An involuntary Chapter 11 Bankruptcy Petition was filed against Ply-Marts, Inc. (a/k/a Ply-Mart and PlyMart) on July 1, 2008. Ch. 11 (Invol.) Case No. 08-72687. See the petition here. The petition was signed by Dixie Plywood Company of Atlanta, JB Hunt Transport, Inc., and Primesource Building Products, Inc..
As discussed in this post, Ply-Marts consented to the appointment of a receiver in the U.S. District Court last week.
The primary element required to prevail on an involuntary petition is that the would-be debtor is not paying its debts as they become due. See 11 U.S.C. §303. Given the Consent Order in the District Court case, it will be difficult for Ply-Marts to overcome this allegation –
E . In the fall and winter of 2007, Ply-Marts experienced significant financial difficulties, and by no later than early 2008, events of Default under (and as defined in) the Loan Agreement had occurred and continue to exist .problems have intensified and accelerated to the point that there is imminent danger that Plaintiffs interests in the Ply-Marts Collateral will be irreparably harmed.
G. Ply-Marts’ financial problems have intensified and accelerated to the point that there is imminent danger that Plaintiffs interests in the Ply-Marts Collateral will be irreparably harmed.

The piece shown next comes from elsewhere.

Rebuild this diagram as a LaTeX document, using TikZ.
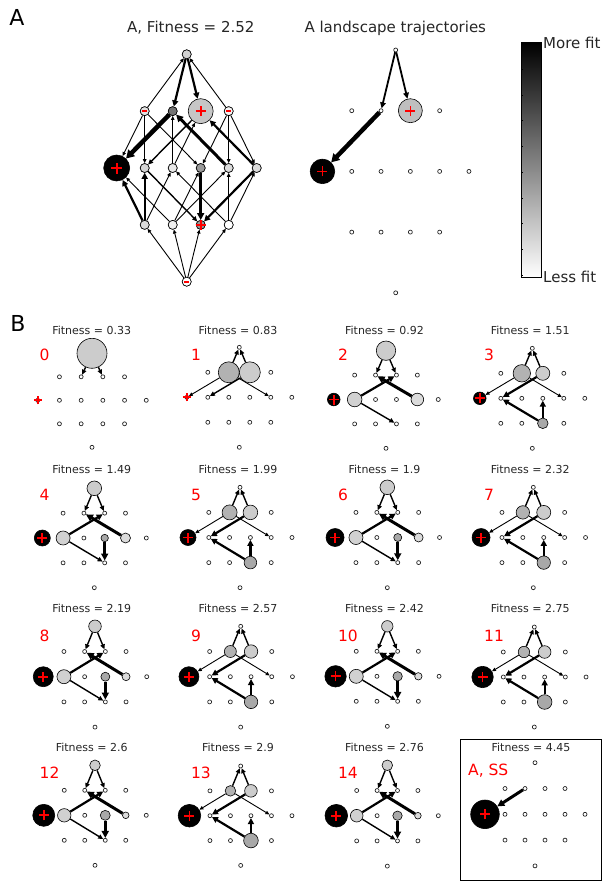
\documentclass[tikz,border=0pt]{standalone}
\usepackage{fontspec}
\setmainfont{DejaVu Sans}
\usetikzlibrary{arrows.meta}
\definecolor{gT}{gray}{0.80}
\definecolor{gAa}{gray}{0.70}
\definecolor{gAb}{gray}{0.80}
\definecolor{gdk}{gray}{0.66}
\definecolor{gbtwo}{gray}{0.82}
\definecolor{gbfive}{gray}{0.86}
\definecolor{txt}{gray}{0.15}
\definecolor{pr}{rgb}{1,0,0}
\tikzset{
 dot/.style={circle,draw=black!85,fill=white,line width=0.7pt,inner sep=0pt,minimum size=4pt},
 adot/.style={circle,draw=black,fill=white,line width=0.6pt,inner sep=0pt,minimum size=9pt},
 rn/.style={circle,draw=black,line width=0.6pt,inner sep=0pt,minimum size={2*#1}},
 e1/.style={line width=0.9pt,-{Triangle[length=4pt,width=3.5pt]}},
 e2/.style={line width=1.4pt,-{Triangle[length=5pt,width=4.5pt]}},
 e3/.style={line width=2.2pt,-{Triangle[length=6pt,width=6pt]}},
 e4/.style={line width=3pt,-{Triangle[length=7pt,width=7pt]}},
 e5/.style={line width=4.5pt,-{Triangle[length=8pt,width=9pt]}},
 ttl/.style={font=\fontsize{11}{13}\selectfont,text=txt,anchor=base,inner sep=0pt},
 bigt/.style={font=\fontsize{15}{18}\selectfont,text=txt,anchor=base,inner sep=0pt},
 num/.style={font=\fontsize{15.5}{18}\selectfont,text=red,anchor=base west,inner sep=0pt},
 lab/.style={font=\fontsize{22}{26}\selectfont,anchor=base,inner sep=0pt},
 rmark/.style={inner sep=0pt,outer sep=0pt,text=pr,anchor=center},
}
% grid of 16 genotype nodes: id, style, cx, top, dx, dy
\newcommand\mkpanel[6]{%
  \node[#2] (#1-T) at (#3,#4) {};
  \foreach \i/\f in {1/-1.5,2/-0.5,3/0.5,4/1.5}{
    \node[#2] (#1-a\i) at ({#3+(\f)*#5},{#4+#6}) {};
    \node[#2] (#1-c\i) at ({#3+(\f)*#5},{#4+3*#6}) {};
  }
  \foreach \i/\f in {1/-2.5,2/-1.5,3/-0.5,4/0.5,5/1.5,6/2.5}{
    \node[#2] (#1-b\i) at ({#3+(\f)*#5},{#4+2*#6}) {};
  }
  \node[#2] (#1-B) at (#3,{#4+4*#6}) {};
}
% red plus / minus marks as centred red bars
\newcommand\rplus[2]{%
  \node[rmark] (#1-ph) at (#1.center) {\rule[-0.85pt]{\dimexpr #2pt*2\relax}{1.7pt}};
  \node[rmark] (#1-pv) at (#1.center) {\rule[-#2pt]{1.7pt}{\dimexpr #2pt*2\relax}};}
\newcommand\rminus[1]{\node[rmark] (#1-minus) at (#1.center) {\rule[-0.8pt]{5.4pt}{1.6pt}};}
% even-type panel: id, T r, b1 r, b2 r, b4 r, b5 r
\newcommand\evenpanel[6]{%
  \node[rn=#2,fill=gT] (#1-T) at (#1-T) {};
  \node[rn=#3,fill=black] (#1-b1) at (#1-b1) {};
  \node[rn=#4,fill=gbtwo] (#1-b2) at (#1-b2) {};
  \node[rn=#5,fill=gdk] (#1-b4) at (#1-b4) {};
  \node[rn=#6,fill=gbfive] (#1-b5) at (#1-b5) {};
  \draw[e2] (#1-T) -- (#1-a2);
  \draw[e2] (#1-T) -- (#1-a3);
  \draw[e3] (#1-b2) -- (#1-a3);
  \draw[e4] (#1-b5) -- (#1-a2);
  \draw[e2] (#1-b2) -- (#1-c3);
  \draw[e4] (#1-b4) -- (#1-c3);
  \rplus{#1-b1}{5}
}
% odd-type panel: id, a2 r, a3 r, b1 r, c3 r
\newcommand\oddpanel[5]{%
  \node[rn=#2,fill=gAa] (#1-a2) at (#1-a2) {};
  \node[rn=#3,fill=gAb] (#1-a3) at (#1-a3) {};
  \node[rn=#4,fill=black] (#1-b1) at (#1-b1) {};
  \node[rn=#5,fill=gdk] (#1-c3) at (#1-c3) {};
  \draw[e2] (#1-a2) -- (#1-T);
  \draw[e2] (#1-a3) -- (#1-T);
  \draw[e1] (#1-a2) -- (#1-b1);
  \draw[e3] (#1-a3) -- (#1-b2);
  \draw[e1] (#1-a2) -- (#1-b5);
  \draw[e3] (#1-c3) -- (#1-b4);
  \draw[e3] (#1-c3) -- (#1-b2);
  \rplus{#1-b1}{5}
}
\begin{document}
\begin{tikzpicture}[x=1pt,y=-1pt]
\useasboundingbox (0,0) rectangle (603,881);
% ---------- panel labels and titles
\node[lab] (labA) at (17,25) {A};
\node[lab] (labB) at (18,331.7) {B};
\node[bigt] (tA) at (190.8,32.7) {A, Fitness = 2.52};
\node[bigt] (tTr) at (395.3,32.7) {A landscape trajectories};

% ---------- A: full landscape
\mkpanel{A}{adot}{186.7}{54.3}{28}{56.85}
\node[adot,fill=gray!35] (A-T) at (A-T) {};
\node[adot,fill=gray!22] (A-a1) at (A-a1) {};
\node[adot,fill=gray!110] (A-a2) at (A-a2) {};
\node[rn=12.5,fill=gray!45] (A-a3) at (A-a3) {};
\node[adot,fill=gray!8] (A-a4) at (A-a4) {};
\node[rn=13,fill=black] (A-b1) at (A-b1) {};
\node[adot,fill=gray!33] (A-b2) at (A-b2) {};
\node[adot,fill=gray!18] (A-b3) at (A-b3) {};
\node[adot,fill=gray!80] (A-b4) at (A-b4) {};
\node[adot,fill=gray!28] (A-b5) at (A-b5) {};
\node[adot,fill=gray!28] (A-b6) at (A-b6) {};
\node[adot,fill=gray!28] (A-c1) at (A-c1) {};
\node[adot,fill=gray!12] (A-c2) at (A-c2) {};
\node[adot,fill=gray!80] (A-c3) at (A-c3) {};
\node[adot,fill=white] (A-c4) at (A-c4) {};
\node[adot,fill=white] (A-B) at (A-B) {};
\draw[e1] (A-a1) -- (A-T);
\draw[e1] (A-a4) -- (A-T);
\draw[e3] (A-T) -- (A-a2);
\draw[e3] (A-T) -- (A-a3);
\draw[e1] (A-a1) -- (A-b1);
\draw[e1] (A-a1) -- (A-b2);
\draw[e1] (A-a1) -- (A-b4);
\draw[e5] (A-a2) -- (A-b1);
\draw[e1] (A-b3) -- (A-a2);
\draw[e4] (A-b5) -- (A-a2);
\draw[e2] (A-a3) -- (A-b2);
\draw[e1] (A-b3) -- (A-a3);
\draw[e3] (A-b6) -- (A-a3);
\draw[e1] (A-a4) -- (A-b4);
\draw[e1] (A-a4) -- (A-b5);
\draw[e1] (A-a4) -- (A-b6);
\draw[e3] (A-c1) -- (A-b1);
\draw[e1] (A-c2) -- (A-b1);
\draw[e3] (A-c1) -- (A-b2);
\draw[e2] (A-b2) -- (A-c3);
\draw[e1] (A-c1) -- (A-b3);
\draw[e1] (A-c4) -- (A-b3);
\draw[e1] (A-c2) -- (A-b4);
\draw[e4] (A-b4) -- (A-c3);
\draw[e1] (A-c2) -- (A-b5);
\draw[e1] (A-c4) -- (A-b5);
\draw[e3] (A-b6) -- (A-c3);
\draw[e1] (A-c4) -- (A-b6);
\draw[e1] (A-B) -- (A-c1);
\draw[e1] (A-B) -- (A-c2);
\draw[e1] (A-B) -- (A-c3);
\draw[e1] (A-B) -- (A-c4);
\rminus{A-a1}
\rminus{A-a4}
\rminus{A-B}
\rplus{A-a3}{5}
\rplus{A-b1}{5.5}
\rplus{A-c3}{5}

% ---------- A: trajectories
\mkpanel{Tr}{dot}{395.7}{50}{29.3}{60.7}
\node[rn=12,fill=gray!50] (Tr-a3) at (Tr-a3) {};
\node[rn=12.3,fill=black] (Tr-b1) at (Tr-b1) {};
\draw[line width=1.8pt,-{Triangle[length=6pt,width=5.5pt]}] (Tr-T) -- (Tr-a2);
\draw[line width=1.8pt,-{Triangle[length=6pt,width=5.5pt]}] (Tr-T) -- (Tr-a3);
\draw[e5] (Tr-a2) -- (Tr-b1);
\rplus{Tr-a3}{5}
\rplus{Tr-b1}{5}

% ---------- colour bar
\shade[top color=black,bottom color=white] (521,42.7) rectangle (541.7,277.3);
\draw[line width=1pt] (521,42.7) rectangle (541.7,277.3);
\foreach \k in {0,...,8}{\draw[line width=0.5pt] (521,{69.3+25.7*\k}) -- ++(2,0);}
\node[bigt,anchor=base west] (more) at (543,48.3) {More fit};
\node[bigt,anchor=base west] (less) at (543,282.3) {Less fit};

% ---------- B: row titles and numbers
\foreach \r/\yt/\yn in {0/334/360.7,1/473.3/500,2/612/641,3/751.3/778.7}{
  \foreach \c/\xt/\xn in {0/91.7/39.5,1/238/190.8,2/384.5/337.8,3/530.2/484}{
    \pgfmathtruncatemacro\pid{4*\r+\c}
    \ifnum\pid<15
      \node[num] (n\pid) at (\xn,\yn) {\pid};
    \fi
  }
}
\node[ttl] (f0) at (91.7,334) {Fitness = 0.33};
\node[ttl] (f1) at (238,334) {Fitness = 0.83};
\node[ttl] (f2) at (384.5,334) {Fitness = 0.92};
\node[ttl] (f3) at (530.2,334) {Fitness = 1.51};
\node[ttl] (f4) at (91.7,473.3) {Fitness = 1.49};
\node[ttl] (f5) at (238,473.3) {Fitness = 1.99};
\node[ttl] (f6) at (384.5,473.3) {Fitness = 1.9};
\node[ttl] (f7) at (530.2,473.3) {Fitness = 2.32};
\node[ttl] (f8) at (91.7,612) {Fitness = 2.19};
\node[ttl] (f9) at (238,612) {Fitness = 2.57};
\node[ttl] (f10) at (384.5,612) {Fitness = 2.42};
\node[ttl] (f11) at (530.2,612) {Fitness = 2.75};
\node[ttl] (f12) at (91.7,751.3) {Fitness = 2.6};
\node[ttl] (f13) at (238,751.3) {Fitness = 2.9};
\node[ttl] (f14) at (384.5,751.3) {Fitness = 2.76};
\node[ttl] (fSS) at (531,751.7) {Fitness = 4.45};

% ---------- B panels
% 0
\mkpanel{p0}{dot}{92}{353.3}{21.7}{23.5}
\node[rn=15,fill=gT] (p0-T) at (p0-T) {};
\draw[e2] (p0-T) -- (p0-a2);
\draw[e2] (p0-T) -- (p0-a3);
\rplus{p0-b1}{4}
% 1
\mkpanel{p1}{dot}{239.3}{347.3}{21}{25}
\node[rn=10.5,fill=gAa] (p1-a2) at (p1-a2) {};
\node[rn=10.5,fill=gAb] (p1-a3) at (p1-a3) {};
\draw[e2] (p1-a2) -- (p1-T);
\draw[e2] (p1-a3) -- (p1-T);
\draw[e1] (p1-a2) -- (p1-b1);
\draw[e2] (p1-a3) -- (p1-b2);
\draw[e1] (p1-a2) -- (p1-b5);
\rplus{p1-b1}{4}
% 2
\mkpanel{p2}{dot}{386}{350.7}{20.9}{24.4}
\node[rn=9.7,fill=gT] (p2-T) at (p2-T) {};
\node[rn=6.3,fill=black] (p2-b1) at (p2-b1) {};
\node[rn=7.3,fill=gbtwo] (p2-b2) at (p2-b2) {};
\node[rn=6.3,fill=gbfive] (p2-b5) at (p2-b5) {};
\draw[e2] (p2-T) -- (p2-a2);
\draw[e2] (p2-T) -- (p2-a3);
\draw[e3] (p2-b2) -- (p2-a3);
\draw[e4] (p2-b5) -- (p2-a2);
\draw[e2] (p2-b2) -- (p2-c3);
\rplus{p2-b1}{5}
% 3
\mkpanel{p3}{dot}{532.3}{348.3}{21}{25}
\oddpanel{p3}{8.7}{7}{6.3}{5.3}
% 4
\mkpanel{p4}{dot}{94.3}{488.3}{20.8}{24.85}
\evenpanel{p4}{7.3}{8}{7}{3.7}{5}
% 5
\mkpanel{p5}{dot}{240}{487.3}{20.8}{25.1}
\oddpanel{p5}{7.5}{7.3}{8}{6.3}
% 6
\mkpanel{p6}{dot}{387.3}{487.3}{20.9}{25.1}
\evenpanel{p6}{7.3}{9}{7}{4}{4.5}
% 7
\mkpanel{p7}{dot}{533.3}{487.3}{20.9}{25.1}
\oddpanel{p7}{6.7}{7}{9}{6.7}
% 8
\mkpanel{p8}{dot}{95}{626.3}{20.7}{25.2}
\evenpanel{p8}{6.3}{10}{7}{4.5}{4}
% 9
\mkpanel{p9}{dot}{240.7}{626.3}{20.7}{25.2}
\oddpanel{p9}{6}{6.7}{10}{6.7}
% 10
\mkpanel{p10}{dot}{387.3}{626.3}{20.7}{25}
\evenpanel{p10}{5.7}{10.7}{7}{4.7}{3.7}
% 11
\mkpanel{p11}{dot}{534.3}{627}{20.7}{25}
\oddpanel{p11}{5.7}{6.3}{10.7}{7.3}
% 12
\mkpanel{p12}{dot}{95}{765.3}{20.5}{25}
\evenpanel{p12}{5.3}{11}{6.7}{5}{3.3}
% 13
\mkpanel{p13}{dot}{240.7}{766}{20.5}{24.85}
\oddpanel{p13}{5.3}{6.3}{11.3}{7.3}
% 14
\mkpanel{p14}{dot}{387.3}{765.3}{20.4}{25.2}
\evenpanel{p14}{5.3}{11.3}{6.3}{4.7}{3.3}
% SS
\draw[line width=0.8pt] (460,739) rectangle (601.7,880);
\mkpanel{ss}{dot}{535}{762.7}{20}{25.8}
\node[rn=14.3,fill=black] (ss-b1) at (ss-b1) {};
\draw[e4] (ss-a2) -- (ss-b1);
\rplus{ss-b1}{5}
\node[num] (nss) at (468,775) {A, SS};
\end{tikzpicture}
\end{document}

H. Ply-Marts has commenced an orderly wind-down and liquidation of its lumber products business . The remaining operating divisions of Ply-Marts have sustained and continue to sustain substantial operating losses .
It appears more likely that Ply-Marts will either not contest the involuntary petition, as in most cases, or it could file its own Chapter 7 or 11 petition. Although the Receiver is still in control of the company, its board of directors likely have the authority to consent to bankruptcy relief even over the objection of the Receiver.